= Cora Baldock =

Dutch-Australian sociologist

Cora Vellekoop Baldock (born 16 December 1935) is an Australian-Dutch Sociologist. She was president of the Australian Sociological Association 1979-1980 and served as a member of the Australian Federal Government's Multicultural Advisory Committee. She was the first female professor at Murdoch University, Perth, and its first professor of sociology.

== Biography ==
Cora Baldock was born Corrie Vellekoop on 16 December 1935 in Rotterdam, the Netherlands.

She grew up with relatives who worked in academia, which influenced her decision to study sociology at Leiden University, from which she graduated cum laude in 1960. Her master's thesis was on stratification in women's occupations. As an undergraduate, she was a mentor to Princess, later Queen, Beatrix of the Netherlands.

She obtained her PhD entitled Social stratification in New Zealand: vocational choices, achievement values and occupational stratification from the University of Canterbury in Christchurch, New Zealand.

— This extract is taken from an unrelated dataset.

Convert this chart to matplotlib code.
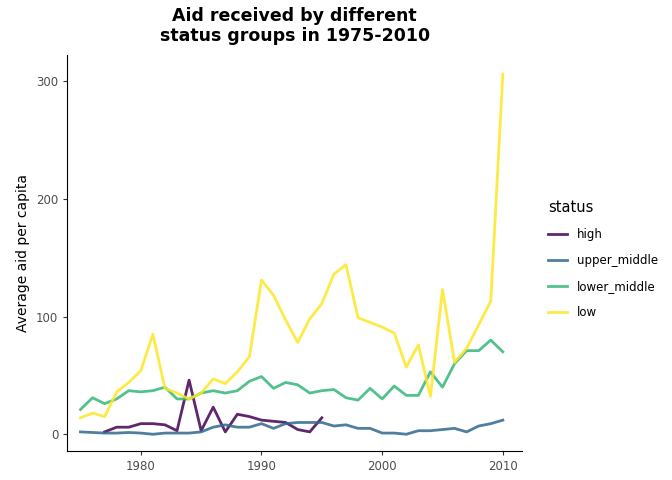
import matplotlib
matplotlib.use("Agg")
import matplotlib.pyplot as plt
from matplotlib.lines import Line2D

years = list(range(1975, 2011))
high_years = list(range(1977, 1996))

high = [2, 6, 6, 9, 9, 8, 3, 46, 3, 23, 2, 17, 15, 12, 11, 10, 4, 2, 14]
upper_middle = [2, 1.5, 1, 1, 1.5, 1, 0, 1, 1, 1, 2, 6, 8, 6, 6, 9, 5, 9, 10, 10,
                10, 7, 8, 5, 5, 1, 1, 0, 3, 3, 4, 5, 2, 7, 9, 12]
lower_middle = [21, 31, 26, 30, 37, 36, 37, 40, 30, 30, 35, 37, 35, 37, 45, 49, 39, 44,
                42, 35, 37, 38, 31, 29, 39, 30, 41, 33, 33, 53, 40, 60, 71, 71, 80, 70]
low = [14, 18, 15, 36, 44, 54, 85, 39, 35, 30, 35, 47, 43, 53, 66, 131, 118, 97, 78, 98,
       111, 136, 144, 99, 95, 91, 86, 57, 76, 32, 123, 61, 73, 93, 113, 306]

labels = ["high", "upper_middle", "lower_middle", "low"]
colors = ["#440154", "#31688E", "#35B779", "#FDE725"]

fig = plt.figure(figsize=(6.72, 4.8), dpi=100)
ax = fig.add_axes([0.1, 0.06, 0.677, 0.825])

series = [(high_years, high), (years, upper_middle), (years, lower_middle), (years, low)]
for (x, y), c in zip(series, colors):
    ax.plot(x, y, color=c, lw=2, alpha=0.85)

ax.set_xlim(1973.9, 2011.6)
ax.set_ylim(-14.4, 322)
ax.set_xticks([1980, 1990, 2000, 2010])
ax.set_yticks([0, 100, 200, 300])
for s in ["top", "right"]:
    ax.spines[s].set_visible(False)
ax.tick_params(colors="#333333", labelsize=8.5, length=3)
ax.tick_params(labelcolor="#4d4d4d")
ax.set_ylabel("Average aid per capita", fontsize=10)
ax.set_title("Aid received by different\nstatus groups in 1975-2010",
             fontsize=12.5, fontweight="bold", pad=10)

handles = [Line2D([], [], color=c, lw=2, alpha=0.85) for c in colors]
leg = fig.legend(handles, labels, title="status", loc="center left",
                 bbox_to_anchor=(0.8, 0.46), frameon=False, fontsize=8.5,
                 title_fontsize=10.5, handlelength=1.6, labelspacing=1.1)
leg._legend_box.align = "left"

fig.savefig("out.png", dpi=100)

Baldock married in 1970, and has two children.

== Career ==
Following her PhD, Baldock moved to New Zealand, teaching at the University of Canterbury in Christchurch, She was a senior lecturer at Australian National University before becoming Murdoch University's first female professor and first professor of sociology. She worked at ANU for 22 years. She was president of the Australian Sociological Association from 1979 to 1980, and founded the association's Jean Martin award committee.

Baldock was a member of the Federal Government's Multicultural Advisory Committee in the 1990s.

Her research interests are in the sociology of work, women's studies, and the intersection of gender and social policy. She has highlighted and redressed in her work the lack of differentiation by sex in sociological analyses of class stratification. Her study Volunteers in Welfare (1990) was an influential analysis of the resurgence of volunteering and the voluntary sector, and the tension between volunteering as a low-cost provision of social welfare and as a means of individual self-development for volunteers. In it, Baldock argues volunteer work represents the features of a capitalist state and the patriarchy, by fulfilling their economic and ideological functions and maintaining their status quo.

== Publications ==

- Baldassar, Loretta; Baldock, Cora Vellekoop and Wilding, Raelene, Families Caring Across Borders, Migration, Ageing and Transnational Caregiving, Palgrave Macmillan, Basingstoke, England, 2007.
- Baldock, Cora Vellekoop, 'Long-distance Migrants and Family Support', Health Sociology Review, vol. 12, no. 1, 2003, pp. 45–54.
- Baldock, Cora Vellekoop, Volunteers in Welfare, Allen & Unwin, Sydney, New South Wales, 1990.
- Baldock, Cora Vellekoop, Seniors as volunteers: an international perspective on policy, Ageing and Society, vol. 19, 1999, 581-602 pp.
- Baldock, Cora Vellekoop and Cass, Bettina, Women, Social Welfare and the State in Australia, 2nd edn, Allen & Unwin, Sydney, New South Wales, 1988.
- Baldock, Cora Vellekoop and Lally, Jim, Sociology in Australia and New Zealand: Theory and Methods, Greenwood Press, Westport, Connecticut, United States of America, 1974.